Unfortunately, I haven’t been wrong about any of these predictions yet. I really fucking hope I’m wrong about this one.

 

Option 1 and Option 2

I am besides myself right now, so much so that I can’t even say this out loud – I am only writing it here. There is a report in my medical portal from the biopsy of my abdomen yesterday. Although there is no pathology, these words are crystal clear:

PRE-PROCEDURE DIAGNOSIS:  Breast cancer
POST PROCEDURE DIAGNOSIS:  Same.

Now, I think this is actually the coding they use in order to justify the need for the biopsy. There is no pathology, like I said, and lower down on the page, it says:

SPECIMEN:  3 14-gauge core biopsy samples were submitted.
FINDINGS:  
IMPLANTS AND MECHANICAL DEVICES:  None.

See how that “Findings” section is empty? I think that is where they will put the pathology. But in prior biopsies I’ve had, there is a statement at the top or somewhere — anywhere —  that says something about pathology to be added in an addendum. I mean, it would be strange for there to be a diagnosis this quickly – pathology requires staining of the samples that have to sit over a period of time. It hasn’t even been 24 hours. But there is no mention of an addendum to be added. And, “DIAGNOSIS: BREAST CANCER” is not what I like to wake up to first thing in the morning. I emailed Dr. McAuliffe. My guess is she will tell me exactly what I’ve just written. Still, I am officially terrified.
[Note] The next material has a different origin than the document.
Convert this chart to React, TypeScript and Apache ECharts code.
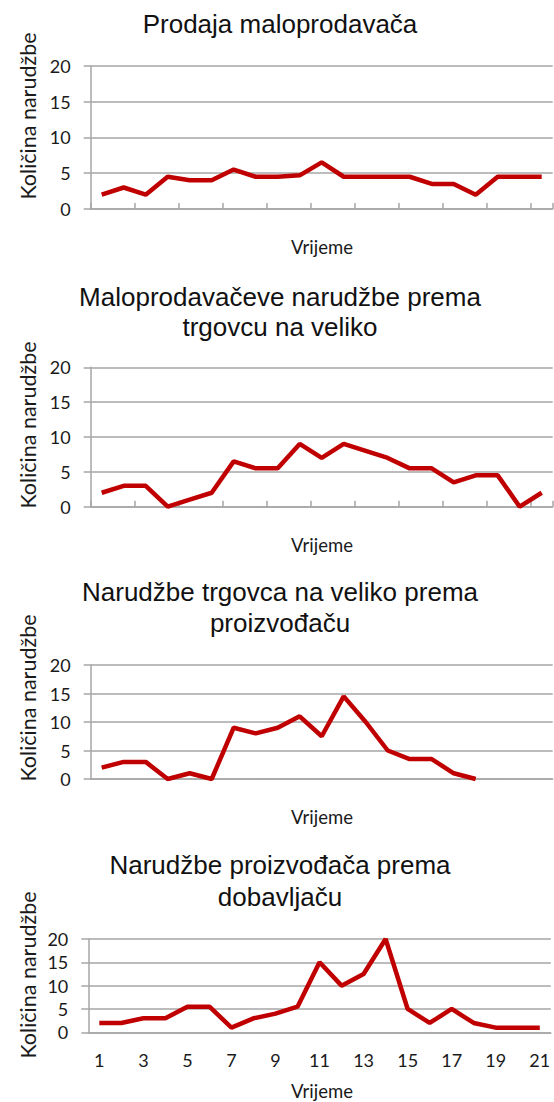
import React, { useEffect, useRef } from "react";
import * as echarts from "echarts";

const periods = ["1","2","3","4","5","6","7","8","9","10","11","12","13","14","15","16","17","18","19","20","21"];
const yTicks = { min: 0, max: 20, interval: 5 };

const titles1 = ["Prodaja maloprodavača"];
const titles2 = ["Maloprodavačeve narudžbe prema", "trgovcu na veliko"];
const titles3 = ["Narudžbe trgovca na veliko prema", "proizvođaču"];
const titles4 = ["Narudžbe proizvođača prema", "dobavljaču"];
const yName = "Količina narudžbe";
const xName = "Vrijeme";

const retailSales = [2, 3, 2, 4.5, 4, 4, 5.5, 4.5, 4.5, 4.7, 6.5, 4.5, 4.5, 4.5, 4.5, 3.5, 3.5, 2, 4.5, 4.5, 4.5];
const retailerOrders = [2, 3, 3, 0, 1, 2, 6.5, 5.5, 5.5, 9, 7, 9, 8, 7, 5.5, 5.5, 3.5, 4.5, 4.5, 0, 2];
const wholesalerOrders = [2, 3, 3, 0, 1, 0, 9, 8, 9, 11, 7.5, 14.5, 10, 5, 3.5, 3.5, 1, 0];
const manufacturerOrders = [2, 2, 3, 3, 5.5, 5.5, 1, 3, 4, 5.5, 15, 10, 12.5, 20, 5, 2, 5, 2, 1, 1, 1];

const seriesData = [retailSales, retailerOrders, wholesalerOrders, manufacturerOrders];
const titleLines = [titles1, titles2, titles3, titles4];

export default function App() {
  const ref = useRef<HTMLDivElement>(null);
  useEffect(() => {
    if (!ref.current) return;
    const chart = echarts.init(ref.current, undefined, { renderer: "svg" });
    const grids = [
      { left: 90.7, top: 65.7, width: 462, height: 143.3 },
      { left: 90.7, top: 367.3, width: 462, height: 139.4 },
      { left: 90.7, top: 665, width: 462, height: 114 },
      { left: 88.3, top: 939, width: 462.5, height: 93.3 },
    ];
    const titleY = [[23.5], [297, 327], [592, 623], [865, 897]];
    const yNameY = [116, 425, 698, 975];
    const xNameY = [247, 545, 817, 1091];
    const gray = "#a6a6a6";
    const textColor = "#1a1a1a";

    const graphic: any[] = [];
    titleLines.forEach((lines, i) => {
      lines.forEach((t, j) => {
        graphic.push({
          type: "text",
          x: 280,
          y: titleY[i][j],
          style: {
            text: t,
            fontFamily: "Liberation Sans",
            fontSize: 26,
            fill: "#111",
            align: "center",
            verticalAlign: "middle",
          },
        });
      });
      graphic.push({
        type: "text",
        x: 27.5,
        y: yNameY[i],
        rotation: Math.PI / 2,
        style: {
          text: yName,
          fontFamily: "Lato",
          fontSize: 21.5,
          fill: textColor,
          align: "center",
          verticalAlign: "middle",
        },
      });
      graphic.push({
        type: "text",
        x: 322,
        y: xNameY[i],
        style: {
          text: xName,
          fontFamily: "Lato",
          fontSize: 18.5,
          fill: textColor,
          align: "center",
          verticalAlign: "middle",
        },
      });
    });

    chart.setOption({
      animation: false,
      backgroundColor: "#fff",
      grid: grids,
      xAxis: grids.map((_, i) => ({
        type: "category",
        gridIndex: i,
        data: periods,
        boundaryGap: true,
        axisLine: { show: true, lineStyle: { color: gray, width: 1.5 } },
        axisTick: {
          show: i < 2,
          inside: true,
          length: 6,
          lineStyle: { color: gray, width: 1.5 },
        },
        axisLabel: {
          show: i === 3,
          interval: 1,
          margin: 19,
          fontFamily: "Lato",
          fontSize: 18,
          color: textColor,
        },
        splitLine: { show: false },
      })),
      yAxis: grids.map((_, i) => ({
        type: "value",
        gridIndex: i,
        min: yTicks.min,
        max: yTicks.max,
        interval: yTicks.interval,
        axisLine: { show: true, lineStyle: { color: gray, width: 1.5 } },
        axisTick: { show: true, length: 7, lineStyle: { color: gray, width: 1.5 } },
        axisLabel: {
          margin: 20,
          fontFamily: "Lato",
          fontSize: 18,
          color: textColor,
        },
        splitLine: { show: true, lineStyle: { color: gray, width: 1.5 } },
      })),
      series: seriesData.map((d, i) => ({
        type: "line",
        xAxisIndex: i,
        yAxisIndex: i,
        data: d,
        showSymbol: false,
        symbol: "none",
        lineStyle: { color: "#c00000", width: 4.5 },
      })),
      graphic,
    });
    return () => chart.dispose();
  }, []);
  return (
    <div
      ref={ref}
      style={{ position: "absolute", left: 0, top: 0, width: 554, height: 1102 }}
    />
  );
}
Second, after my meeting with Dr. Gimbel yesterday, I am torn about what kind of surgery to have. Here is his after-visit summary, which does a surprisingly good job or relaying our conversation:

Considering 2 options:
– One is wide local excision alone through an elliptical incision laterally on the right breast. I drew out a radially oriented ellipse overlying the mass and took a photo to provide for Dr. McAuliffe for recommendations on how to oriented designed this excision, taking the flap into account.
– The other option would be wide local excision in combination with removal of her bilateral breast flaps. She feels strongly that she does not want any more surgeries and is concerned that radiating the right reconstructed breast will significantly alter its appearance, creating asymmetry and potentiating the need for additional revisions of her breast reconstructions. She is hoping to be done with surgery on her breasts as she has gone through a lot already.
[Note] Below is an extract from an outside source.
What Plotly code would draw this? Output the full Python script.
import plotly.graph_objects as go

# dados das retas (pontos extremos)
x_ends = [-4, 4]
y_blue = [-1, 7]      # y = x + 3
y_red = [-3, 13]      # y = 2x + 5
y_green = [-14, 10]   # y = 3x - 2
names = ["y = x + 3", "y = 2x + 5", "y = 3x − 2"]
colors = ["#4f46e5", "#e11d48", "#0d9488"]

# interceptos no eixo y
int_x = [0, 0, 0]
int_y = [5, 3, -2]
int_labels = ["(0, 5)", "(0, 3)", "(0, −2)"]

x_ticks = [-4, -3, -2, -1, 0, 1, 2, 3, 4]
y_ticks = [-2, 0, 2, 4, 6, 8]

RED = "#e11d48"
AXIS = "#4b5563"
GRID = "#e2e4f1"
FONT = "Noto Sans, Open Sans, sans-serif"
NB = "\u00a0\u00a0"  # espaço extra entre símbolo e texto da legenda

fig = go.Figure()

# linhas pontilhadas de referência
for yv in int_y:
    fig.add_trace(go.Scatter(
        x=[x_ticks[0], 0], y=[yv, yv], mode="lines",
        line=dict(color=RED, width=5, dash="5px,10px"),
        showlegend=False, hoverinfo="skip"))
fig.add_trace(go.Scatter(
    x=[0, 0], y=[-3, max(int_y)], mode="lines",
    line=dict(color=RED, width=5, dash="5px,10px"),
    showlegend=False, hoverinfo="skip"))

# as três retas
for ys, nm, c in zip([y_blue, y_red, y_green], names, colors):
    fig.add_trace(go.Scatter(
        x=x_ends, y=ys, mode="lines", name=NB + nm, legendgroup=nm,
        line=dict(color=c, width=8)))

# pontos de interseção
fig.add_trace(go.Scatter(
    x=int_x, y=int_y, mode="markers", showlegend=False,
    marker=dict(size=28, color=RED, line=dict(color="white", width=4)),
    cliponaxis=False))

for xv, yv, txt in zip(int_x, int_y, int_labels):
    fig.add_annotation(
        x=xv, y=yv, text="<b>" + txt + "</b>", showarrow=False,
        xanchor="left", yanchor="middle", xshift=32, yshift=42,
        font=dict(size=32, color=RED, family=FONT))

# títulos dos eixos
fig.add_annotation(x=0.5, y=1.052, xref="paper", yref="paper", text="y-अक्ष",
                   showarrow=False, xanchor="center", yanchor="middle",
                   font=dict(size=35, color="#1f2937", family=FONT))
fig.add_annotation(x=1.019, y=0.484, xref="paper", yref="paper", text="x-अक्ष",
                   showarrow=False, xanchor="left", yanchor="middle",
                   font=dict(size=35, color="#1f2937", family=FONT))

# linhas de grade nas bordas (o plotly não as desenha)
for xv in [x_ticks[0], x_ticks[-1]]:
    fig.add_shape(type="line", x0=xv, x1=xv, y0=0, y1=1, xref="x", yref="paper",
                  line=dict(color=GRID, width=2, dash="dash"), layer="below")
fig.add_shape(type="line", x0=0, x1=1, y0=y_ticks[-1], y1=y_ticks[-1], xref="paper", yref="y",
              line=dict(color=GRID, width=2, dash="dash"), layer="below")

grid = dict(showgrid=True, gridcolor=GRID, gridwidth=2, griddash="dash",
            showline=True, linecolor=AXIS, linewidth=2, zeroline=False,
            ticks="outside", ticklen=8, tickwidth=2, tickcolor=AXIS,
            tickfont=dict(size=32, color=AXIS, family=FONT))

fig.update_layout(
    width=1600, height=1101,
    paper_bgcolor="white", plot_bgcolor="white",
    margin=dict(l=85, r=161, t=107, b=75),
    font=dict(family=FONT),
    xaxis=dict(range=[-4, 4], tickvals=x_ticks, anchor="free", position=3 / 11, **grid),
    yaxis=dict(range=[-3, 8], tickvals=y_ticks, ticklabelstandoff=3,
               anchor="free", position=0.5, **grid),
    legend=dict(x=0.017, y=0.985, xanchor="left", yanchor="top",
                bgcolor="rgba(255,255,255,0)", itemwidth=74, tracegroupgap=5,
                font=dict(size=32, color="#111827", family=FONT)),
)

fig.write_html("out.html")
So, yeah – Option 1 (remove the lump) or Option 2 (remove the breasts). To add a little more detail to Option 1, Dr. McAuliffe’s excision will already remove a significant portion of that breast (probably a bit more than 1/4 of it). Then radiation could shrink it even more. I am not a very materialistic person – anyone who knows me will tell you that I probably should give a lot more shits about the way I look (put on some makeup? comb my hair?) – but I am pretty OCD about a lot of things, and I know that having two very different breasts will drive me absolutely crazy; I can see wanting to have a second surgery to even things out. But this surgery coming up will be my FIFTH related to this situation, and I am absolutely not having any more surgery after this unless it is to save my life. So I have to make a decision now that I’m going to be able to live with.
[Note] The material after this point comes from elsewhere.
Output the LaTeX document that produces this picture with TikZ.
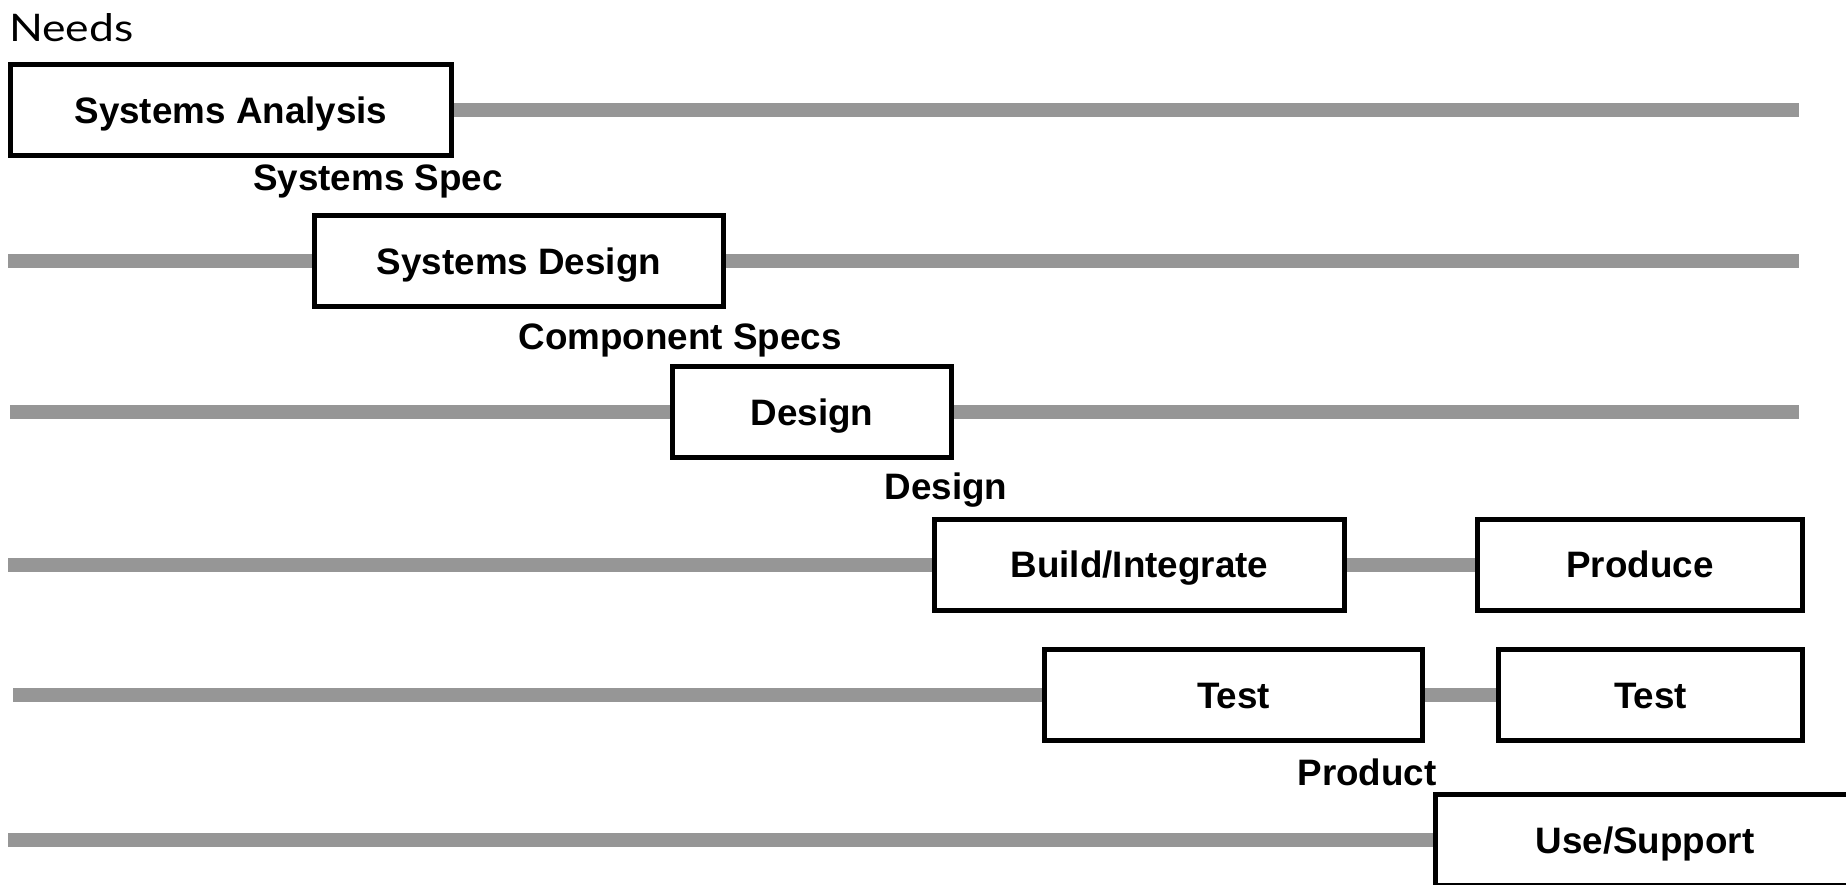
\documentclass[tikz,border=0pt]{standalone}
\usepackage{fontspec}
\usepackage{graphicx}
\setmainfont{Liberation Sans}
\newfontfamily\needsfont{Lato}
\usetikzlibrary{backgrounds}
\definecolor{bargray}{RGB}{150,150,150}
\begin{document}
\begin{tikzpicture}[x=1pt,y=-1pt,
  phase/.style={draw=black, line width=5pt, fill=white, inner sep=0pt,
    minimum height=91pt, text height=26.3pt, text depth=0pt,
    font=\fontsize{36.8}{40}\selectfont\bfseries},
  doclabel/.style={inner sep=0pt, anchor=base, font=\fontsize{36.8}{40}\selectfont\bfseries},
  bar/.style={draw=bargray, line width=14pt}]
\useasboundingbox (0,0) rectangle (1846,885);
\clip (0,0) rectangle (1846,885);

\node[anchor=base west, inner sep=0pt, font=\needsfont\fontsize{38}{40}\selectfont] (needs) at (9,42) {\scalebox{1.17}[1.0]{Needs}};

\node[phase, minimum width=441pt] (sa) at (231,110) {Systems Analysis};
\node[phase, minimum width=409pt] (sd) at (519,261) {Systems Design};
\node[phase, minimum width=279pt] (de) at (812,412) {Design};
\node[phase, minimum width=410pt] (bi) at (1139.5,564.5) {Build/Integrate};
\node[phase, minimum width=325pt] (pr) at (1640,564.5) {Produce};
\node[phase, minimum width=378pt] (t1) at (1233.5,695) {Test};
\node[phase, minimum width=304pt] (t2) at (1650.5,695) {Test};
\node[phase, minimum width=419pt] (us) at (1645,840) {Use/Support};

\node[doclabel] (spec) at (378,191) {Systems Spec};
\node[doclabel] (cspec) at (680,349) {Component Specs};
\node[doclabel] (dlab) at (946,499) {Design};
\node[doclabel] (prod) at (1367,785) {Product};

\coordinate (r1e) at (1799,110);
\coordinate (r2w) at (8,261);
\coordinate (r2e) at (1799,261);
\coordinate (r3w) at (10,412);
\coordinate (r3e) at (1799,412);
\coordinate (r4w) at (8,564.5);
\coordinate (r5w) at (13,695);
\coordinate (r6w) at (8,840);

\begin{scope}[on background layer]
\draw[bar] (sa.east) -- (r1e);
\draw[bar] (r2w) -- (sd.west);
\draw[bar] (sd.east) -- (r2e);
\draw[bar] (r3w) -- (de.west);
\draw[bar] (de.east) -- (r3e);
\draw[bar] (r4w) -- (bi.west);
\draw[bar] (bi.east) -- (pr.west);
\draw[bar] (r5w) -- (t1.west);
\draw[bar] (t1.east) -- (t2.west);
\draw[bar] (r6w) -- (us.west);
\end{scope}
\end{tikzpicture}
\end{document}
Of the two breasts that Dr. Gimbel made for me in 2013, the nicer one is the one that’s going to get wrecked here. The one that will remain in-tact has always had this weird pinched skin around the aureola that has always bothered me a bit. I think I’d rather not have any breasts at all than have one breast I never liked and one that’s going to be half the size of that one. Of course, the key word in there is “think.” Because I don’t really know; even though the idea of living with a flat chest is kind of tempting, I’m not sure what the actual skin will look like, and it could be a scary mess (he’s also said it could be concave – not necessarily flat – although he’d do his best)But once he takes them off, there’s no going back. I do know Dr. Gimbel’s work, and I am pretty confident he’s going to make sure it looks good. Still, this is a really hard decision, and despite talking it over with my husband last night, I feel like there is no one who can help me make it.

This afternoon, I meet with the radiation oncologist to discuss if there is a radiation therapy benefit to one option or the other. Then I will need to make a decision so we can get this surgery scheduled already.